In contrast a home owner isn’t thinking about how others will view their home, but rather on how they will enjoy it in the years to come. As a result they might be willing to invest a lot more money, material and energy into their renovation project as they have no other motive but improving the livability of the property.

If you’re an investor there are a few things that are well worth shelling out the money for. There are some basic things buyers expect when they purchase a home, which includes a roof that doesn’t leak, functioning gutters and downspouts, a dry basement, a good furnace, solid floors, walls that are in good repair, retaining walls that work and all of the other principle things you’d expect to find in a home. If you need to attend to any of these core elements prior to the sale, then do so. The money you spend will likely come back to you once the sale completes. Not attending to them will either reduce the amount you receive from the home sale, or prevent the sale from going forward at all.

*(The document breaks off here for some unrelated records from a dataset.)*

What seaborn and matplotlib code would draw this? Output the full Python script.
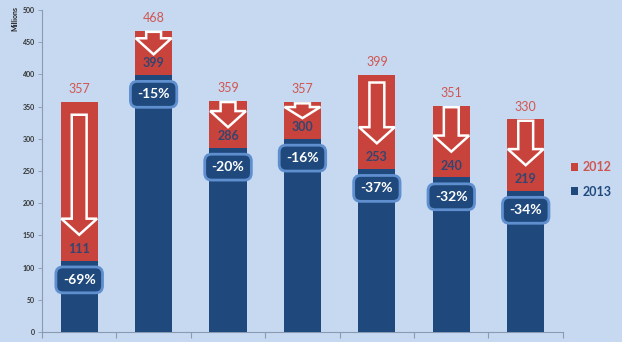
import numpy as np
import pandas as pd
import seaborn as sns
import matplotlib.pyplot as plt
from matplotlib.patches import FancyArrow, Patch

# Values in millions for the seven groups
groups = ["G1", "G2", "G3", "G4", "G5", "G6", "G7"]
values_2012 = [357, 468, 359, 357, 399, 351, 330]
values_2013 = [111, 399, 286, 300, 253, 240, 219]
change_labels = ["-69%", "-15%", "-20%", "-16%", "-37%", "-32%", "-34%"]
y_ticks = [0, 50, 100, 150, 200, 250, 300, 350, 400, 450, 500]

RED = "#c8433c"
BLUE = "#1f497d"
BG = "#c6d9f1"
RED_TEXT = "#d05651"
BLUE_TEXT = "#34456f"

df = pd.DataFrame({"group": groups, "y2012": values_2012, "y2013": values_2013})

sns.set_theme(style="white")
plt.rcParams["font.family"] = ["Lato", "DejaVu Sans"]

fig = plt.figure(figsize=(6.22, 3.42), dpi=100, facecolor=BG)
ax = fig.add_axes([0.0675, 0.029, 0.8375, 0.942])
ax.set_facecolor(BG)

sns.barplot(data=df, x="group", y="y2012", color=RED, width=0.5,
            saturation=1, linewidth=0, ax=ax, zorder=2)
sns.barplot(data=df, x="group", y="y2013", color=BLUE, width=0.5,
            saturation=1, linewidth=0, ax=ax, zorder=3)

for i, (r, b, pct) in enumerate(zip(values_2012, values_2013, change_labels)):
    diff = r - b
    # hollow downward arrow showing the drop
    start = r - 0.08 * diff if diff > 120 else r - 2
    end = b + (40 if diff > 100 else 32)
    arr = FancyArrow(i, start, 0, end - start, width=0.2, head_width=0.48,
                     head_length=min(25, 0.75 * (start - end)),
                     length_includes_head=True,
                     facecolor=RED, edgecolor="white", linewidth=1.8, zorder=4)
    ax.add_patch(arr)
    ax.text(i, r + 20, str(r), ha="center", va="center", color=RED_TEXT,
            fontsize=9, zorder=5)
    ax.text(i, b + 18, str(b), ha="center", va="center", color=BLUE_TEXT,
            fontsize=9, fontweight="bold", zorder=5)
    ax.text(i, b - 30, pct, ha="center", va="center", color="white",
            fontsize=10, fontweight="bold", zorder=6,
            bbox=dict(boxstyle="round,pad=0.5,rounding_size=0.5",
                      facecolor=BLUE, edgecolor="#5f8fcf", linewidth=2))

ax.set_xlim(-0.5, len(groups) - 0.5)
ax.set_ylim(0, 500)
ax.set_yticks(y_ticks)
ax.set_yticklabels([str(t) for t in y_ticks], fontsize=5, fontweight="bold",
                   color="#333333")
ax.set_xticks(np.arange(-0.5, len(groups) + 0.5, 1))
ax.set_xticklabels([])
ax.tick_params(axis="x", direction="out", length=4, color="#8a9ab0", width=0.8,
               bottom=True)
ax.tick_params(axis="y", direction="out", length=3, color="#8a9ab0", width=0.6,
               left=True, pad=2)
ax.set_xlabel("")
ax.set_ylabel("")
for side in ["top", "right"]:
    ax.spines[side].set_visible(False)
for side in ["left", "bottom"]:
    ax.spines[side].set_color("#8a9ab0")
    ax.spines[side].set_linewidth(0.8)

fig.text(0.024, 0.945, "Millions", rotation=90, ha="center", va="center",
         fontsize=5, fontweight="bold", color="#222222")

handles = [Patch(facecolor=RED, edgecolor="none"),
           Patch(facecolor=BLUE, edgecolor="none")]
leg = fig.legend(handles, ["2012", "2013"], loc="center left",
                 bbox_to_anchor=(0.918, 0.475), frameon=False, fontsize=9,
                 handlelength=0.6, handleheight=0.6, handletextpad=0.35,
                 labelspacing=1.0, borderpad=0, borderaxespad=0)
leg.get_texts()[0].set_color(RED_TEXT)
leg.get_texts()[1].set_color(BLUE)
for t in leg.get_texts():
    t.set_fontweight("bold")

fig.savefig("out.png", dpi=100, facecolor=BG)
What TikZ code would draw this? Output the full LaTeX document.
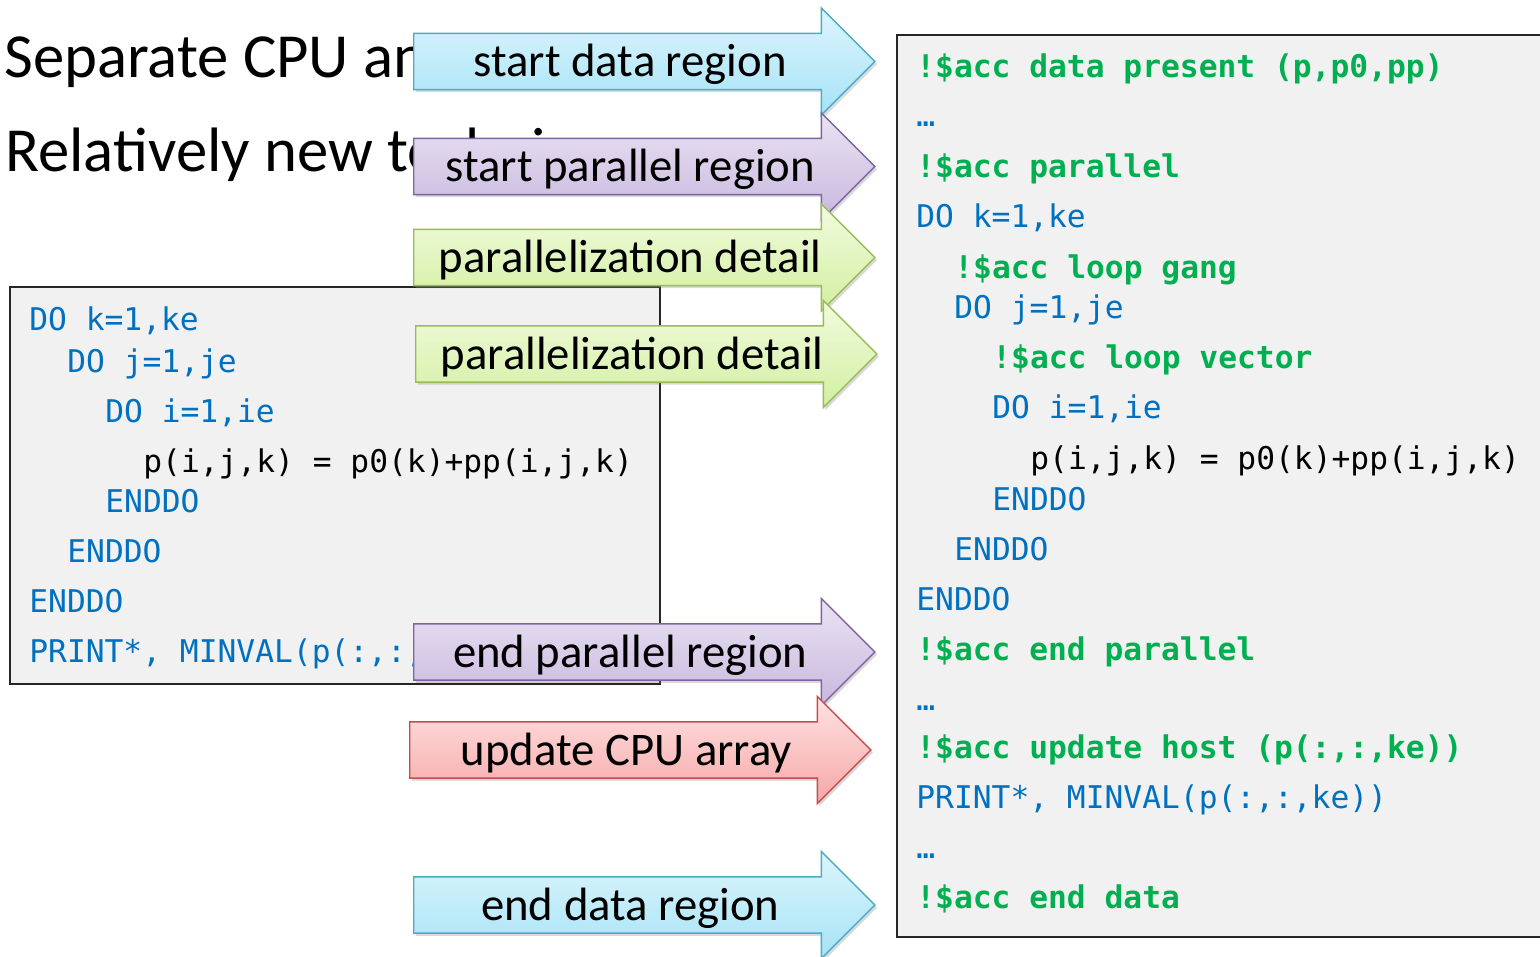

First impressions are important. Making the effort to enhance the curb appeal of a home is another renovation project that can be worth the investment. Curb appeal enhancing items could include a nice green lawn, attractive landscaping, fresh paint inside and out, new carpet and new appliances. But don’t go overboard. Spending big bucks on an in-ground sprinkler system or having a swimming pool installed are not by themselves going to balloon the sale price of your home. Take steps to spruce up the appearance of a home, but don’t dive into the deep end of Scrooge McDuck’s swimming pool of money to do it.

Another type of worthwhile investment is those upgrade projects that add legitimate value to a home. The National Association of REALTORS® (NAR) in the United States stated that projects that offer the most bang for the buck include new siding, kitchen remodeling, bathroom remodeling, new windows, decks and the addition of living space. The NAR study showed that siding, kitchens and windows are some of the most beneficial projects, often recouping 80% or more of their costs during resale.

Finally, regardless of the project you’re considering, remember that your primary residence is not just a house, it’s your home. If you plan to live there for many years to come, add amenities that you want to have regardless of their impact on resale. When it’s time to sell, do the basics to get the property up to par for the neighborhood and add some curb appeal, but don’t bother undertaking an extensive array of projects strictly in an effort to increase the value of the property. Even with the projects that are known to add value, the chances are good that you will spend far more money than you will get back in return.